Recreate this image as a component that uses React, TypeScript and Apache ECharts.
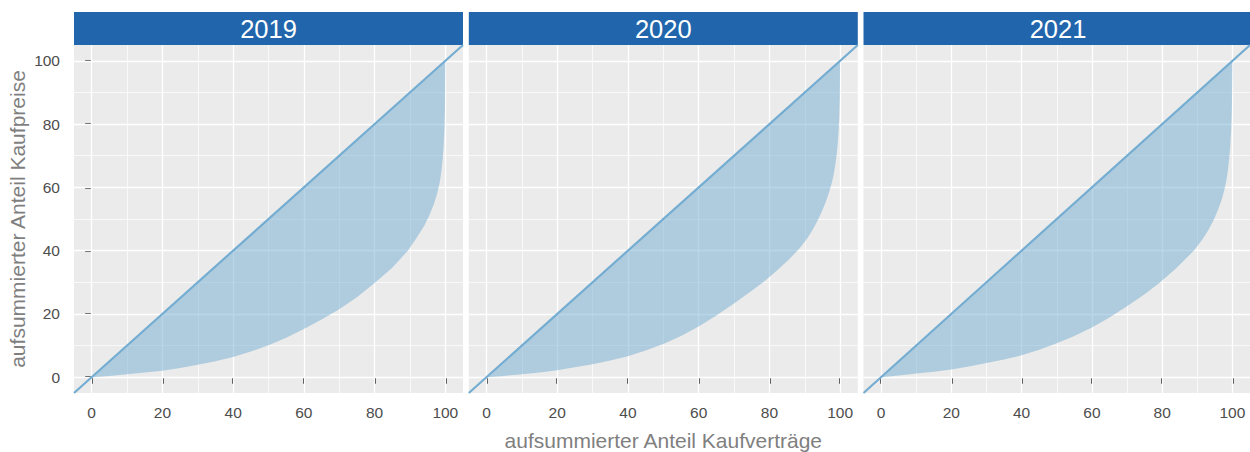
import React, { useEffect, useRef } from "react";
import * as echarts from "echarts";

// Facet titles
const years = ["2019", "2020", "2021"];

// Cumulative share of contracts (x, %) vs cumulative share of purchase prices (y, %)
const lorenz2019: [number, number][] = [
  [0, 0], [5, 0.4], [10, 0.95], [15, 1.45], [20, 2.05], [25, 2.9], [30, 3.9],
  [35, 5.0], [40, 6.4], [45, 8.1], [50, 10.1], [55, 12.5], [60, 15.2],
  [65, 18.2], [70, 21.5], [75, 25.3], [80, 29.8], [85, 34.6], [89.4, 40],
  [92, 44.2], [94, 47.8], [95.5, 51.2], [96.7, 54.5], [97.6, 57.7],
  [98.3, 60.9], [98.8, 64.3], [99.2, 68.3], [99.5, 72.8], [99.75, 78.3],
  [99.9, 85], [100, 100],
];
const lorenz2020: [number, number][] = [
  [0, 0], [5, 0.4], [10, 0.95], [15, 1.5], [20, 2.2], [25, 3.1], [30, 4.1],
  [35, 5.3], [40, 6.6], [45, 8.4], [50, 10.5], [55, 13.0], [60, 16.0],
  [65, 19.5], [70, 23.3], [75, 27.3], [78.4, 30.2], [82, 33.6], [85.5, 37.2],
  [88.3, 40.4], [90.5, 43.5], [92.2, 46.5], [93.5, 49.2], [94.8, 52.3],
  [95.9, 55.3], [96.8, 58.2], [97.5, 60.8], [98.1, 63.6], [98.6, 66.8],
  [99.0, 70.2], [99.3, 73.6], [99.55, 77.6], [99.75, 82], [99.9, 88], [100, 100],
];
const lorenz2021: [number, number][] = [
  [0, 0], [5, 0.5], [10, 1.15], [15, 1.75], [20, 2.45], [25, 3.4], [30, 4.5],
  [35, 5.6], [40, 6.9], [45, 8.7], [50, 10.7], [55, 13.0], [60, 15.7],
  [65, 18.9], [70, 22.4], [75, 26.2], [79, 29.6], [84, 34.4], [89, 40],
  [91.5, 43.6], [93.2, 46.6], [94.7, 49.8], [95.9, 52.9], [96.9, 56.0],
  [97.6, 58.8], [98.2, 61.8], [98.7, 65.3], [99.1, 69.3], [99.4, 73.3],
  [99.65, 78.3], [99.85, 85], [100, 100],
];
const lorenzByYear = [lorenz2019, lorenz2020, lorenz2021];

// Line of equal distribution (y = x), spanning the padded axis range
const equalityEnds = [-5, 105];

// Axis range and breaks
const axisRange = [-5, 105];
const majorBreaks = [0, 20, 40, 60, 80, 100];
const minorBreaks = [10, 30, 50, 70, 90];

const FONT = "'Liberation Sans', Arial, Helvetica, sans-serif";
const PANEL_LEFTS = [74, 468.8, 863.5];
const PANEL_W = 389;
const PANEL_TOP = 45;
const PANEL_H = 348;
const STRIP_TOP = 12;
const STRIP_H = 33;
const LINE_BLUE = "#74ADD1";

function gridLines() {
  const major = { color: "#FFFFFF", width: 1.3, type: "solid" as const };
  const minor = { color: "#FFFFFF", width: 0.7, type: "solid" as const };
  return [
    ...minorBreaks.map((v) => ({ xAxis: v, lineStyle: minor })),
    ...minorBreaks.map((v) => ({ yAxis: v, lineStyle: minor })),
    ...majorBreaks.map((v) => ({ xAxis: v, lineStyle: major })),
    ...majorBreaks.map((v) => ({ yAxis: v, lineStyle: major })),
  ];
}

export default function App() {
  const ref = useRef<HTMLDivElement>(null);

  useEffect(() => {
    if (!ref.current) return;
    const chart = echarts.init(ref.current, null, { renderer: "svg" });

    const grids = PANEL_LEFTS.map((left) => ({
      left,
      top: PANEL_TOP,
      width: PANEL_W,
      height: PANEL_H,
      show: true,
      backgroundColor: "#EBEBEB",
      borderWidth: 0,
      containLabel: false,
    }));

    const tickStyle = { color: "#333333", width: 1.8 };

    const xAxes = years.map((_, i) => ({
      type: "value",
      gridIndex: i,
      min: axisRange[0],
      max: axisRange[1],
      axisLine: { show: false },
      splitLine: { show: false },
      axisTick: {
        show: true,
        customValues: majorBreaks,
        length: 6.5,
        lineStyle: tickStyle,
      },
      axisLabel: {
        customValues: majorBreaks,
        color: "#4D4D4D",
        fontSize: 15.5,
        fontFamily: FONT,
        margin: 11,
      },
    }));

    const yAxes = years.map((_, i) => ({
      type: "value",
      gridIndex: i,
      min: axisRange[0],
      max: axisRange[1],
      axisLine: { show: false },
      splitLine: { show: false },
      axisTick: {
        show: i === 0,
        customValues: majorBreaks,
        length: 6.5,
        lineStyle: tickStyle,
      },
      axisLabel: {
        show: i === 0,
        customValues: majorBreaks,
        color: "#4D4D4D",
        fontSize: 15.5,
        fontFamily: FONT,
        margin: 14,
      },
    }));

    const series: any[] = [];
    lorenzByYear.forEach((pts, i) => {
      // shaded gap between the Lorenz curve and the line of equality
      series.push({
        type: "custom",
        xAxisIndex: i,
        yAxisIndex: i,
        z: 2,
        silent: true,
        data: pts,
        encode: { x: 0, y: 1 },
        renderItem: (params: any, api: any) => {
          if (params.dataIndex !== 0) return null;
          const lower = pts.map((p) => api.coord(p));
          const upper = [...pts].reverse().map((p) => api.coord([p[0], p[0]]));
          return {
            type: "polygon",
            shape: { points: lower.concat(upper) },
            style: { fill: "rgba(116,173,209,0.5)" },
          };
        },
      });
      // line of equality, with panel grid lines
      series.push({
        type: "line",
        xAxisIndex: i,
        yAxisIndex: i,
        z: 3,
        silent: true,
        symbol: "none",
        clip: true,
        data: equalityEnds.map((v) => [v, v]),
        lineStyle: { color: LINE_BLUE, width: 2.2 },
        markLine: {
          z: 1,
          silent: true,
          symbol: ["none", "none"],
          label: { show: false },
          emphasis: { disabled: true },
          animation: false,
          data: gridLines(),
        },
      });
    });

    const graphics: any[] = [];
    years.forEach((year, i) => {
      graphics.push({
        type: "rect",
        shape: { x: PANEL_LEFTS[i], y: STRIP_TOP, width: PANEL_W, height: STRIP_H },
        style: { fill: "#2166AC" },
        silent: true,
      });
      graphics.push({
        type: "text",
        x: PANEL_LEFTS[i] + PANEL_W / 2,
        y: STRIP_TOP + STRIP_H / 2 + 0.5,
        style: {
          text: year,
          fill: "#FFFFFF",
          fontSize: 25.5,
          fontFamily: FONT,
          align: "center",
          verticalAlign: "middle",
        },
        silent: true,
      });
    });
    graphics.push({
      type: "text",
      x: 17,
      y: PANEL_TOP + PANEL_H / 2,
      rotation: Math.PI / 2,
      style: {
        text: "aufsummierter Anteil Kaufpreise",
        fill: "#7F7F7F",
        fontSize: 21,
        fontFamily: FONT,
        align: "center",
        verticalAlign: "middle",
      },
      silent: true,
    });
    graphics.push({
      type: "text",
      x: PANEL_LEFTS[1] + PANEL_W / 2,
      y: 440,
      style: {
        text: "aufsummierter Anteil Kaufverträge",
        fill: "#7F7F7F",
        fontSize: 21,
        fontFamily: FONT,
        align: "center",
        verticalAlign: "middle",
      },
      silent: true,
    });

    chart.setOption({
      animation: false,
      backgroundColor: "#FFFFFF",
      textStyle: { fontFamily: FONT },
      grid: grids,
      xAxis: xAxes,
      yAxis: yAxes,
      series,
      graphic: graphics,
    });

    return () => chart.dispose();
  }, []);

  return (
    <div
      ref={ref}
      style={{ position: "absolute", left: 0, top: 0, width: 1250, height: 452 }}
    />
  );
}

***

The task:
Copy out all of the material exactly as written, without its pictures.

Response to this task:
Recreate this image as a component that uses React, TypeScript and Apache ECharts.
import React, { useEffect, useRef } from "react";
import * as echarts from "echarts";

// Facet titles
const years = ["2019", "2020", "2021"];

// Cumulative share of contracts (x, %) vs cumulative share of purchase prices (y, %)
const lorenz2019: [number, number][] = [
  [0, 0], [5, 0.4], [10, 0.95], [15, 1.45], [20, 2.05], [25, 2.9], [30, 3.9],
  [35, 5.0], [40, 6.4], [45, 8.1], [50, 10.1], [55, 12.5], [60, 15.2],
  [65, 18.2], [70, 21.5], [75, 25.3], [80, 29.8], [85, 34.6], [89.4, 40],
  [92, 44.2], [94, 47.8], [95.5, 51.2], [96.7, 54.5], [97.6, 57.7],
  [98.3, 60.9], [98.8, 64.3], [99.2, 68.3], [99.5, 72.8], [99.75, 78.3],
  [99.9, 85], [100, 100],
];
const lorenz2020: [number, number][] = [
  [0, 0], [5, 0.4], [10, 0.95], [15, 1.5], [20, 2.2], [25, 3.1], [30, 4.1],
  [35, 5.3], [40, 6.6], [45, 8.4], [50, 10.5], [55, 13.0], [60, 16.0],
  [65, 19.5], [70, 23.3], [75, 27.3], [78.4, 30.2], [82, 33.6], [85.5, 37.2],
  [88.3, 40.4], [90.5, 43.5], [92.2, 46.5], [93.5, 49.2], [94.8, 52.3],
  [95.9, 55.3], [96.8, 58.2], [97.5, 60.8], [98.1, 63.6], [98.6, 66.8],
  [99.0, 70.2], [99.3, 73.6], [99.55, 77.6], [99.75, 82], [99.9, 88], [100, 100],
];
const lorenz2021: [number, number][] = [
  [0, 0], [5, 0.5], [10, 1.15], [15, 1.75], [20, 2.45], [25, 3.4], [30, 4.5],
  [35, 5.6], [40, 6.9], [45, 8.7], [50, 10.7], [55, 13.0], [60, 15.7],
  [65, 18.9], [70, 22.4], [75, 26.2], [79, 29.6], [84, 34.4], [89, 40],
  [91.5, 43.6], [93.2, 46.6], [94.7, 49.8], [95.9, 52.9], [96.9, 56.0],
  [97.6, 58.8], [98.2, 61.8], [98.7, 65.3], [99.1, 69.3], [99.4, 73.3],
  [99.65, 78.3], [99.85, 85], [100, 100],
];
const lorenzByYear = [lorenz2019, lorenz2020, lorenz2021];

// Line of equal distribution (y = x), spanning the padded axis range
const equalityEnds = [-5, 105];

// Axis range and breaks
const axisRange = [-5, 105];
const majorBreaks = [0, 20, 40, 60, 80, 100];
const minorBreaks = [10, 30, 50, 70, 90];

const FONT = "'Liberation Sans', Arial, Helvetica, sans-serif";
const PANEL_LEFTS = [74, 468.8, 863.5];
const PANEL_W = 389;
const PANEL_TOP = 45;
const PANEL_H = 348;
const STRIP_TOP = 12;
const STRIP_H = 33;
const LINE_BLUE = "#74ADD1";

function gridLines() {
  const major = { color: "#FFFFFF", width: 1.3, type: "solid" as const };
  const minor = { color: "#FFFFFF", width: 0.7, type: "solid" as const };
  return [
    ...minorBreaks.map((v) => ({ xAxis: v, lineStyle: minor })),
    ...minorBreaks.map((v) => ({ yAxis: v, lineStyle: minor })),
    ...majorBreaks.map((v) => ({ xAxis: v, lineStyle: major })),
    ...majorBreaks.map((v) => ({ yAxis: v, lineStyle: major })),
  ];
}

export default function App() {
  const ref = useRef<HTMLDivElement>(null);

  useEffect(() => {
    if (!ref.current) return;
    const chart = echarts.init(ref.current, null, { renderer: "svg" });

    const grids = PANEL_LEFTS.map((left) => ({
      left,
      top: PANEL_TOP,
      width: PANEL_W,
      height: PANEL_H,
      show: true,
      backgroundColor: "#EBEBEB",
      borderWidth: 0,
      containLabel: false,
    }));

    const tickStyle = { color: "#333333", width: 1.8 };

    const xAxes = years.map((_, i) => ({
      type: "value",
      gridIndex: i,
      min: axisRange[0],
      max: axisRange[1],
      axisLine: { show: false },
      splitLine: { show: false },
      axisTick: {
        show: true,
        customValues: majorBreaks,
        length: 6.5,
        lineStyle: tickStyle,
      },
      axisLabel: {
        customValues: majorBreaks,
        color: "#4D4D4D",
        fontSize: 15.5,
        fontFamily: FONT,
        margin: 11,
      },
    }));

    const yAxes = years.map((_, i) => ({
      type: "value",
      gridIndex: i,
      min: axisRange[0],
      max: axisRange[1],
      axisLine: { show: false },
      splitLine: { show: false },
      axisTick: {
        show: i === 0,
        customValues: majorBreaks,
        length: 6.5,
        lineStyle: tickStyle,
      },
      axisLabel: {
        show: i === 0,
        customValues: majorBreaks,
        color: "#4D4D4D",
        fontSize: 15.5,
        fontFamily: FONT,
        margin: 14,
      },
    }));

    const series: any[] = [];
    lorenzByYear.forEach((pts, i) => {
      // shaded gap between the Lorenz curve and the line of equality
      series.push({
        type: "custom",
        xAxisIndex: i,
        yAxisIndex: i,
        z: 2,
        silent: true,
        data: pts,
        encode: { x: 0, y: 1 },
        renderItem: (params: any, api: any) => {
          if (params.dataIndex !== 0) return null;
          const lower = pts.map((p) => api.coord(p));
          const upper = [...pts].reverse().map((p) => api.coord([p[0], p[0]]));
          return {
            type: "polygon",
            shape: { points: lower.concat(upper) },
            style: { fill: "rgba(116,173,209,0.5)" },
          };
        },
      });
      // line of equality, with panel grid lines
      series.push({
        type: "line",
        xAxisIndex: i,
        yAxisIndex: i,
        z: 3,
        silent: true,
        symbol: "none",
        clip: true,
        data: equalityEnds.map((v) => [v, v]),
        lineStyle: { color: LINE_BLUE, width: 2.2 },
        markLine: {
          z: 1,
          silent: true,
          symbol: ["none", "none"],
          label: { show: false },
          emphasis: { disabled: true },
          animation: false,
          data: gridLines(),
        },
      });
    });

    const graphics: any[] = [];
    years.forEach((year, i) => {
      graphics.push({
        type: "rect",
        shape: { x: PANEL_LEFTS[i], y: STRIP_TOP, width: PANEL_W, height: STRIP_H },
        style: { fill: "#2166AC" },
        silent: true,
      });
      graphics.push({
        type: "text",
        x: PANEL_LEFTS[i] + PANEL_W / 2,
        y: STRIP_TOP + STRIP_H / 2 + 0.5,
        style: {
          text: year,
          fill: "#FFFFFF",
          fontSize: 25.5,
          fontFamily: FONT,
          align: "center",
          verticalAlign: "middle",
        },
        silent: true,
      });
    });
    graphics.push({
      type: "text",
      x: 17,
      y: PANEL_TOP + PANEL_H / 2,
      rotation: Math.PI / 2,
      style: {
        text: "aufsummierter Anteil Kaufpreise",
        fill: "#7F7F7F",
        fontSize: 21,
        fontFamily: FONT,
        align: "center",
        verticalAlign: "middle",
      },
      silent: true,
    });
    graphics.push({
      type: "text",
      x: PANEL_LEFTS[1] + PANEL_W / 2,
      y: 440,
      style: {
        text: "aufsummierter Anteil Kaufverträge",
        fill: "#7F7F7F",
        fontSize: 21,
        fontFamily: FONT,
        align: "center",
        verticalAlign: "middle",
      },
      silent: true,
    });

    chart.setOption({
      animation: false,
      backgroundColor: "#FFFFFF",
      textStyle: { fontFamily: FONT },
      grid: grids,
      xAxis: xAxes,
      yAxis: yAxes,
      series,
      graphic: graphics,
    });

    return () => chart.dispose();
  }, []);

  return (
    <div
      ref={ref}
      style={{ position: "absolute", left: 0, top: 0, width: 1250, height: 452 }}
    />
  );
}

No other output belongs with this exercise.